WHAT THE TASK REQUIRES:
Pictures stay out of this copy; please retype only the lines from the start of the records through the line with "-- ($(#1)+(-5,12)$) -- ($(#1)+(-10.5,12)$)".

[Charts and diagrams as code]

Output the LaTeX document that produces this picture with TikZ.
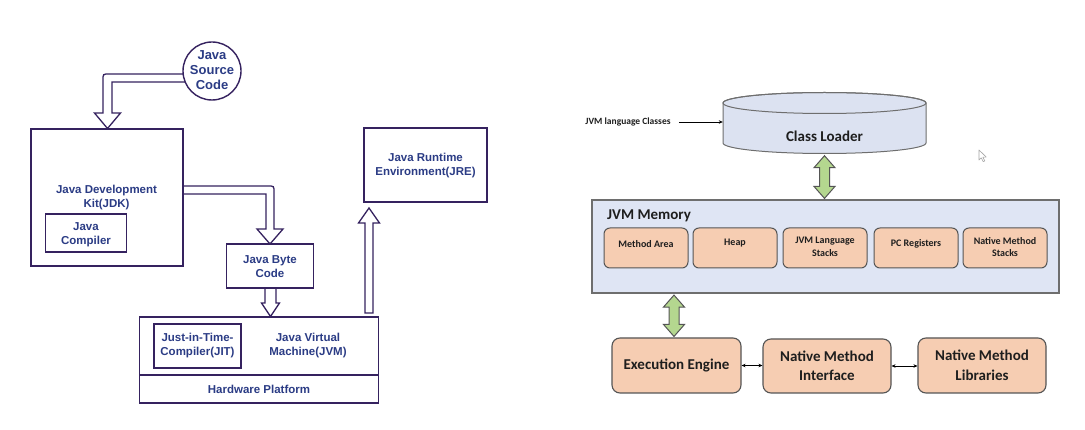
\documentclass[tikz,border=0pt]{standalone}
\usepackage{fontspec}
\newfontfamily\arialf{Liberation Sans}
\newfontfamily\calib{Carlito}
\usetikzlibrary{arrows.meta,calc}
\definecolor{pline}{HTML}{35225F}
\definecolor{ptext}{HTML}{2B3C85}
\definecolor{cylfill}{HTML}{DCE2F1}
\definecolor{memfill}{HTML}{DFE5F4}
\definecolor{memline}{HTML}{6E6E6E}
\definecolor{salmon}{HTML}{F6CDB2}
\definecolor{salline}{HTML}{555555}
\definecolor{arrowgreen}{HTML}{B4D78F}
\definecolor{txt}{HTML}{1E1E1E}

% vertical double-headed block arrow between two points with the same x
\newcommand{\greenlink}[2]{%
  \draw[greenarr] (#1) -- ($(#1)+(10.5,12)$) -- ($(#1)+(5,12)$) -- ($(#2)+(5,-12)$)
    -- ($(#2)+(10.5,-12)$) -- (#2) -- ($(#2)+(-10.5,-12)$) -- ($(#2)+(-5,-12)$)
    -- ($(#1)+(-5,12)$) -- ($(#1)+(-10.5,12)$) -- cycle;}

\begin{document}
\begin{tikzpicture}[x=1pt,y=-1pt,
  pbox/.style={draw=pline, line width=1.4pt, fill=white, inner sep=0pt},
  ptxt/.style={text=ptext, font=\arialf\bfseries\fontsize{11.5}{14}\selectfont, align=center, inner sep=0pt},
  hollow/.style={draw=pline, line width=1.3pt, fill=white, line join=miter},
  membox/.style={draw=salline, line width=1pt, fill=salmon, rounded corners=6pt,
    minimum width=84pt, minimum height=40pt, inner sep=0pt},
  memtxt/.style={font=\calib\bfseries\fontsize{10}{12.5}\selectfont, text=txt, align=center, inner sep=0pt},
  bigbox/.style={draw=salline, line width=1.1pt, fill=salmon, rounded corners=8pt,
    minimum width=128pt, minimum height=55pt, inner sep=0pt,
    font=\calib\bfseries\fontsize{15}{19.5}\selectfont, text=txt, align=center},
  greenarr/.style={draw=salline, line width=1pt, fill=arrowgreen, line join=miter},
  thinarr/.style={draw=black, line width=0.6pt, {Stealth[length=4pt,width=3.5pt]}-{Stealth[length=4pt,width=3.5pt]}}
]
\useasboundingbox (0,0) rectangle (1085,430);
\fill[white] (0,0) rectangle (1085,430);

% ---------- compilation and execution flow ----------
% block arrows (drawn first, boxes cover their tails)
\draw[hollow] (195,74) -- (109,74) .. controls (103,74) .. (103,80) -- (103,113)
  -- (94.5,113) -- (107.5,128.5) -- (120.5,113) -- (112,113) -- (112,82) -- (195,82) -- cycle;
\draw[hollow] (175,186) -- (268,186) .. controls (274,186) .. (274,192) -- (274,229)
  -- (283,229) -- (270,244) -- (257,229) -- (266,229) -- (266,194) -- (175,194) -- cycle;
\draw[hollow] (265,285) -- (265,303) -- (261.5,303) -- (270.5,316.5) -- (279.5,303)
  -- (276,303) -- (276,285) -- cycle;
\draw[hollow] (365,313) -- (365,223) -- (358.5,223) -- (369,208) -- (379.5,223)
  -- (373,223) -- (373,313) -- cycle;

\node[pbox, circle, minimum size=58pt] (src) at (212,71) {};
\node[ptxt, font=\arialf\bfseries\fontsize{13}{15}\selectfont] (srct) at (212,70) {Java\\Source\\Code};

\node[pbox, minimum width=152pt, minimum height=137pt] (jdk) at (107,197.5) {};
\node[ptxt] (jdkt) at (106.5,198) {Java Development\\Kit(JDK)};
\node[pbox, minimum width=80.5pt, minimum height=38pt] (jc) at (86,233) {};
\node[ptxt] (jct) at (86,234.5) {Java\\Compiler};

\node[pbox, minimum width=86.5pt, minimum height=44pt] (jbc) at (270,266) {};
\node[ptxt] (jbct) at (270,266.5) {Java Byte\\Code};

\node[pbox, minimum width=239pt, minimum height=86pt] (jvm) at (259,360) {};
\coordinate (hwl) at (139.5,375);
\coordinate (hwr) at (378.5,375);
\draw[pline, line width=1.4pt] (hwl) -- (hwr);
\node[pbox, minimum width=87pt, minimum height=44pt] (jit) at (197.5,346) {};
\node[ptxt] (jitt) at (197.5,346) {Just-in-Time-\\Compiler(JIT)};
\node[ptxt] (jvmt) at (308,346) {Java Virtual\\Machine(JVM)};
\node[ptxt] (hwt) at (259,389) {Hardware Platform};

\node[pbox, minimum width=123pt, minimum height=74pt] (jre) at (425.5,165) {};
\node[ptxt] (jret) at (425.5,165.5) {Java Runtime\\Environment(JRE)};

% ---------- JVM architecture ----------
% class loader drum
\node[inner sep=0pt, minimum width=203pt, minimum height=62pt] (cl) at (824.5,123) {};
\path[draw=memline, line width=1pt, fill=cylfill] (723,103) -- (723,143)
  arc[start angle=180, end angle=360, x radius=101.5pt, y radius=10.5pt] -- (926,103)
  arc[start angle=0, end angle=180, x radius=101.5pt, y radius=10.5pt] -- cycle;
\draw[memline, line width=1pt] (824.5,103) ellipse [x radius=101.5pt, y radius=10.5pt];
\node[font=\calib\bfseries\fontsize{15}{18}\selectfont, text=txt, inner sep=0pt] (clt) at (824.5,136) {Class Loader};

\node[font=\calib\bfseries\fontsize{9.5}{11}\selectfont, text=txt, inner sep=0pt] (jlc) at (628,122) {JVM language Classes};
\draw[black, line width=0.6pt, -{Stealth[length=4pt,width=3.5pt]}] ($(jlc.east)+(8,0)$) -- (cl.west |- jlc.east);

% memory areas
\node[draw=memline, line width=1.2pt, fill=memfill, minimum width=467pt, minimum height=93pt, inner sep=0pt] (mem) at (825.5,246.5) {};
\node[font=\calib\bfseries\fontsize{15}{18}\selectfont, text=txt, inner sep=0pt, anchor=west] (memt) at (607,216) {JVM Memory};

\node[membox] (m1) at (646,248) {};
\node[membox] (m2) at (735,248) {};
\node[membox] (m3) at (825,248) {};
\node[membox] (m4) at (916,248) {};
\node[membox] (m5) at (1005,248) {};
\node[memtxt] (m1t) at (646,244) {Method Area};
\node[memtxt] (m2t) at (735,243.5) {Heap};
\node[memtxt] (m3t) at (825,247) {JVM Language\\Stacks};
\node[memtxt] (m4t) at (916,244) {PC Registers};
\node[memtxt] (m5t) at (1005,247) {Native Method\\Stacks};

% execution side
\node[bigbox, minimum width=129pt] (ee) at (676.5,365.5) {Execution Engine};
\node[bigbox, minimum height=54pt] (nmi) at (827,366) {Native Method\\Interface};
\node[bigbox] (nml) at (982,365.5) {Native Method\\Libraries};

\draw[thinarr] (ee.east) -- (nmi.west |- ee.east);
\draw[thinarr] (nmi.east) -- (nml.west |- nmi.east);

% links between class loader, memory and engine
\coordinate (g1a) at ($(cl.south)+(0,1.5)$);
\coordinate (g1b) at ($(mem.north -| cl.south)+(0,-1)$);
\greenlink{g1a}{g1b}
\coordinate (g2b) at ($(ee.north)+(-2.5,-1)$);
\coordinate (g2a) at ($(mem.south -| g2b)+(0,1.5)$);
\greenlink{g2a}{g2b}

% mouse pointer
\draw[gray!70, line width=0.6pt, fill=white, line join=round] (979,150) -- (979,160) -- (981.3,157.8)
  -- (983.2,161.6) -- (984.8,160.9) -- (982.9,157.2) -- (986.2,157) -- cycle;
\end{tikzpicture}
\end{document}
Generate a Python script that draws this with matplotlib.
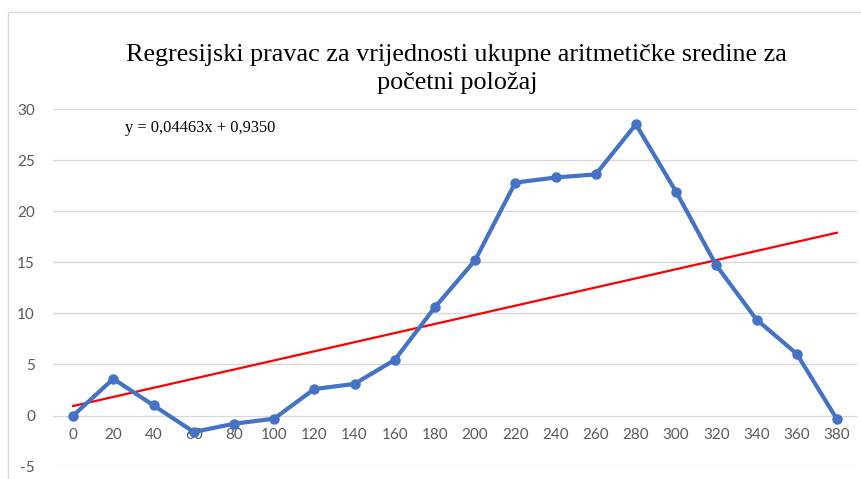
import numpy as np
import matplotlib.pyplot as plt
from matplotlib.patches import Rectangle

plt.rcParams['axes.unicode_minus'] = False

# polozaj (x) i ukupna aritmeticka sredina (y)
x_vals = [0, 20, 40, 60, 80, 100, 120, 140, 160, 180,
          200, 220, 240, 260, 280, 300, 320, 340, 360, 380]
y_vals = [0.0, 3.6, 1.0, -1.6, -0.8, -0.3, 2.6, 3.1, 5.45, 10.6,
          15.2, 22.8, 23.3, 23.6, 28.5, 21.9, 14.7, 9.4, 6.05, -0.35]
slope = 0.04463
intercept = 0.9350
y_ticks = [-5, 0, 5, 10, 15, 20, 25, 30]

title = "Regresijski pravac za vrijednosti ukupne aritmetičke sredine za\npočetni položaj"
eq_text = "y = 0,04463x + 0,9350"

fig = plt.figure(figsize=(8.62, 4.79), dpi=100)
ax = fig.add_axes([0.0615, 0.0257, 0.9327, 0.7467])

# okvir grafikona
fig.patches.append(Rectangle((8/862, -0.1), 1.0, 1.1 - 12/479, transform=fig.transFigure,
                             fill=False, edgecolor='#D9D9D9', linewidth=1.0))

for t in y_ticks:
    ax.axhline(t, color='#D9D9D9', linewidth=1.0, zorder=0)

x = np.array(x_vals)
ax.plot(x, slope * x + intercept, color='#FF0000', linewidth=1.6, zorder=2)
ax.plot(x_vals, y_vals, color='#4472C4', linewidth=3.0, marker='o', markersize=6.5,
        zorder=3, solid_capstyle='round')

ax.set_xlim(-10, 390)
ax.set_ylim(-5, 30)
ax.set_yticks(y_ticks)
ax.set_xticks(x_vals)
ax.set_xticklabels([str(v) for v in x_vals])
for s in ax.spines.values():
    s.set_visible(False)
ax.spines['bottom'].set_position(('data', 0))
ax.tick_params(axis='both', length=0, labelsize=11, labelcolor='#595959')
ax.tick_params(axis='x', pad=9)
ax.tick_params(axis='y', pad=13)
for lab in ax.get_xticklabels() + ax.get_yticklabels():
    lab.set_fontfamily('Lato')

fig.text(0.530, 0.856, title, ha='center', va='center', fontsize=18.8,
         family='Liberation Serif', linespacing=1.4)
fig.text(0.1450, 0.733, eq_text, ha='left', va='center',
         fontsize=11.8, family='Liberation Serif')

fig.savefig('out.png', dpi=100)
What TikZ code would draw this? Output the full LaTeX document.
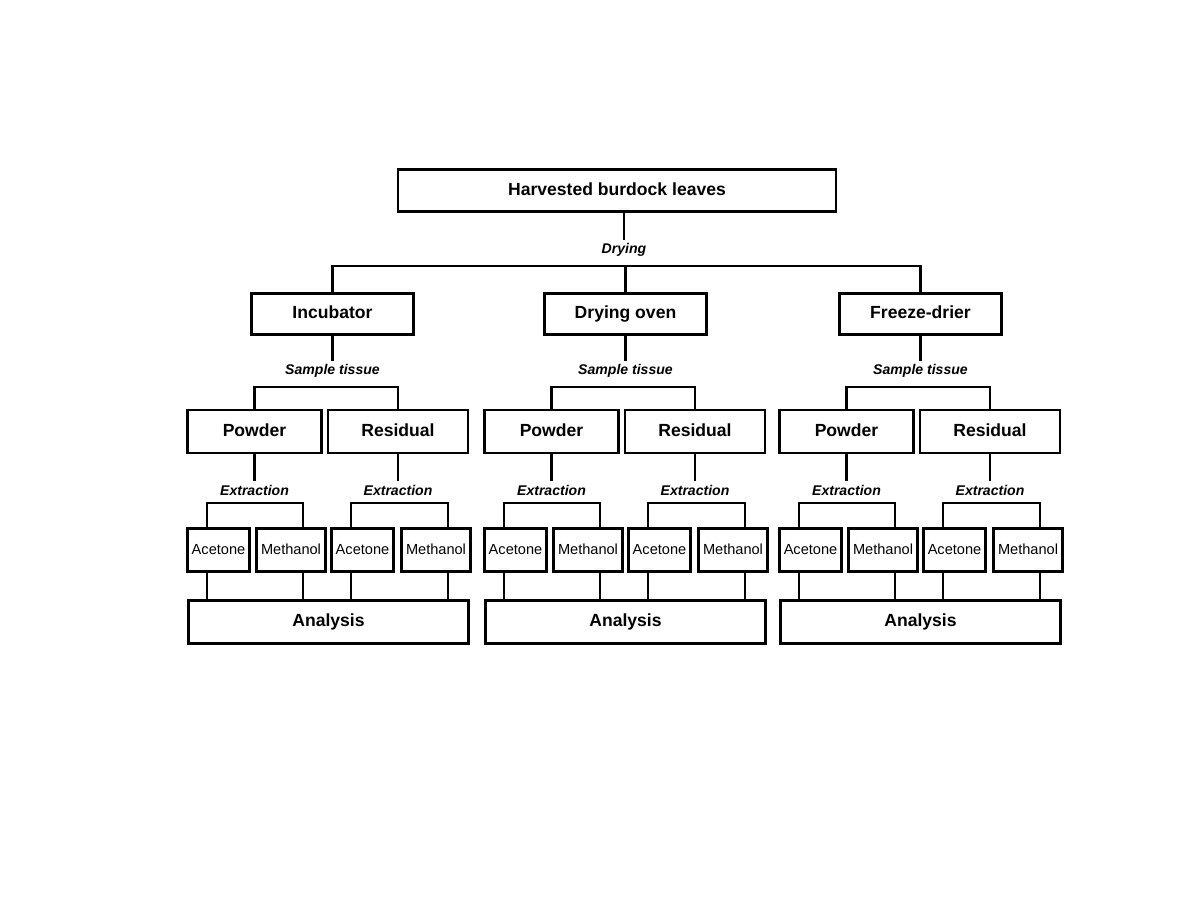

EXERCISE OUTPUT:
Output the LaTeX document that produces this picture with TikZ.
\documentclass[tikz,border=0pt]{standalone}
\usepackage{fontspec}
\newfontfamily\arialf{Liberation Sans}
\newfontfamily\calib{Carlito}
\usetikzlibrary{arrows.meta,calc}
\definecolor{pline}{HTML}{35225F}
\definecolor{ptext}{HTML}{2B3C85}
\definecolor{cylfill}{HTML}{DCE2F1}
\definecolor{memfill}{HTML}{DFE5F4}
\definecolor{memline}{HTML}{6E6E6E}
\definecolor{salmon}{HTML}{F6CDB2}
\definecolor{salline}{HTML}{555555}
\definecolor{arrowgreen}{HTML}{B4D78F}
\definecolor{txt}{HTML}{1E1E1E}

% vertical double-headed block arrow between two points with the same x
\newcommand{\greenlink}[2]{%
  \draw[greenarr] (#1) -- ($(#1)+(10.5,12)$) -- ($(#1)+(5,12)$) -- ($(#2)+(5,-12)$)
    -- ($(#2)+(10.5,-12)$) -- (#2) -- ($(#2)+(-10.5,-12)$) -- ($(#2)+(-5,-12)$)
    -- ($(#1)+(-5,12)$) -- ($(#1)+(-10.5,12)$) -- cycle;}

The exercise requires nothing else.